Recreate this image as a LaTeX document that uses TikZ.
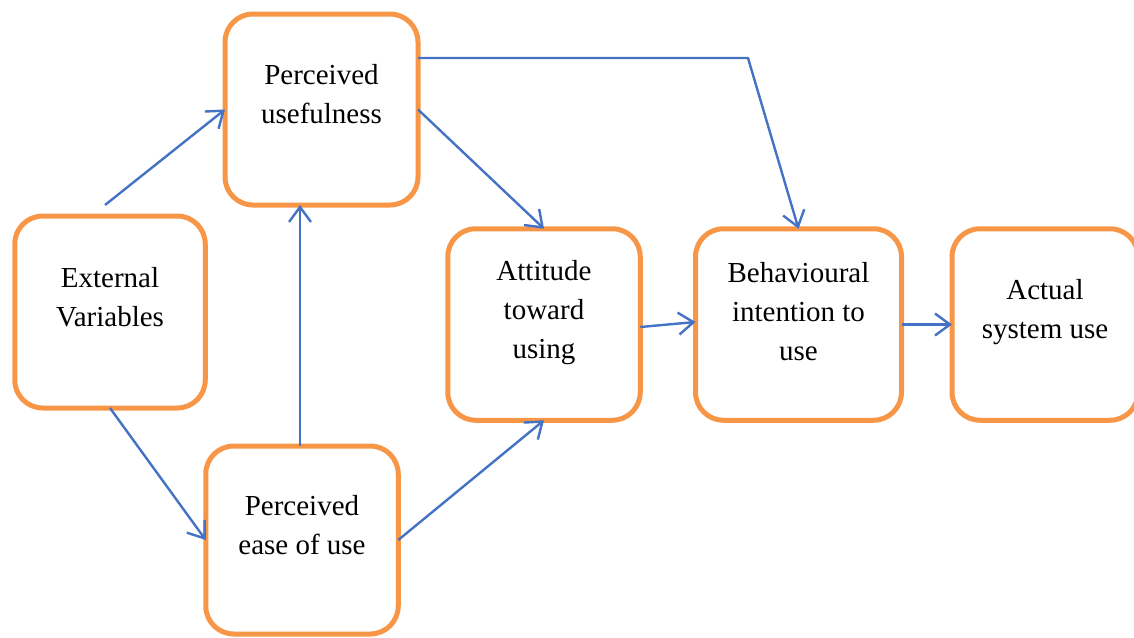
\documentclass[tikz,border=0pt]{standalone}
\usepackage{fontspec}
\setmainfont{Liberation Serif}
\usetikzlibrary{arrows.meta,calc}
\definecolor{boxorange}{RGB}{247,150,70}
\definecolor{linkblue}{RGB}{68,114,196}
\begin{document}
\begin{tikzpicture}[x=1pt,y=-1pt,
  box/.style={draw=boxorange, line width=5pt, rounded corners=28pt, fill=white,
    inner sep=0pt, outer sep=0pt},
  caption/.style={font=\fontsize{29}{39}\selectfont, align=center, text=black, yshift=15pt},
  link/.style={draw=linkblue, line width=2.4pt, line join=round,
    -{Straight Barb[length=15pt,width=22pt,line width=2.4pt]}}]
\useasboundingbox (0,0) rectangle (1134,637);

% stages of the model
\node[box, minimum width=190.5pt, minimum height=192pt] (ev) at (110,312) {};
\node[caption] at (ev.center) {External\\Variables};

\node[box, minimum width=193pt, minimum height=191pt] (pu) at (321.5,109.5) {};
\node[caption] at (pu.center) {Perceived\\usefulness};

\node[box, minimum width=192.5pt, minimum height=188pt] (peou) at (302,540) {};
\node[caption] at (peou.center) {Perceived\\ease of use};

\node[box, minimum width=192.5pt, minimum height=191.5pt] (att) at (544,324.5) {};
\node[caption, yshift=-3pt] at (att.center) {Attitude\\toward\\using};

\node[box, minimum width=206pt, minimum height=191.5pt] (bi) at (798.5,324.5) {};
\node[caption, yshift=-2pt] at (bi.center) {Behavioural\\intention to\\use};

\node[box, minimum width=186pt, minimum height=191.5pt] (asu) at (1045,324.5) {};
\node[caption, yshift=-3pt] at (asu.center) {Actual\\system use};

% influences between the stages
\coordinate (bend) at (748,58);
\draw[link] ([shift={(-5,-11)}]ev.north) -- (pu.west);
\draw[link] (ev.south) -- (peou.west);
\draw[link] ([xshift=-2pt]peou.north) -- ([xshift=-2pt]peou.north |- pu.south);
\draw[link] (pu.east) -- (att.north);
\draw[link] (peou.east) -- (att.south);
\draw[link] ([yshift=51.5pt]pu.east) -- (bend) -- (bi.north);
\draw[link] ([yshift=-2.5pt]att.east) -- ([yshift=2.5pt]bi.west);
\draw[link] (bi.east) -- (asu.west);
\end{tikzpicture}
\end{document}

··········

» To be done
From the first line of the listing above, repeat every line through the one holding "yshift=-3pt] at (asu.center)". Both ends count, and pictures stay out.

» In response
Recreate this image as a LaTeX document that uses TikZ.
\documentclass[tikz,border=0pt]{standalone}
\usepackage{fontspec}
\setmainfont{Liberation Serif}
\usetikzlibrary{arrows.meta,calc}
\definecolor{boxorange}{RGB}{247,150,70}
\definecolor{linkblue}{RGB}{68,114,196}
\begin{document}
\begin{tikzpicture}[x=1pt,y=-1pt,
  box/.style={draw=boxorange, line width=5pt, rounded corners=28pt, fill=white,
    inner sep=0pt, outer sep=0pt},
  caption/.style={font=\fontsize{29}{39}\selectfont, align=center, text=black, yshift=15pt},
  link/.style={draw=linkblue, line width=2.4pt, line join=round,
    -{Straight Barb[length=15pt,width=22pt,line width=2.4pt]}}]
\useasboundingbox (0,0) rectangle (1134,637);

% stages of the model
\node[box, minimum width=190.5pt, minimum height=192pt] (ev) at (110,312) {};
\node[caption] at (ev.center) {External\\Variables};

\node[box, minimum width=193pt, minimum height=191pt] (pu) at (321.5,109.5) {};
\node[caption] at (pu.center) {Perceived\\usefulness};

\node[box, minimum width=192.5pt, minimum height=188pt] (peou) at (302,540) {};
\node[caption] at (peou.center) {Perceived\\ease of use};

\node[box, minimum width=192.5pt, minimum height=191.5pt] (att) at (544,324.5) {};
\node[caption, yshift=-3pt] at (att.center) {Attitude\\toward\\using};

\node[box, minimum width=206pt, minimum height=191.5pt] (bi) at (798.5,324.5) {};
\node[caption, yshift=-2pt] at (bi.center) {Behavioural\\intention to\\use};

\node[box, minimum width=186pt, minimum height=191.5pt] (asu) at (1045,324.5) {};
\node[caption, yshift=-3pt] at (asu.center) {Actual\\system use};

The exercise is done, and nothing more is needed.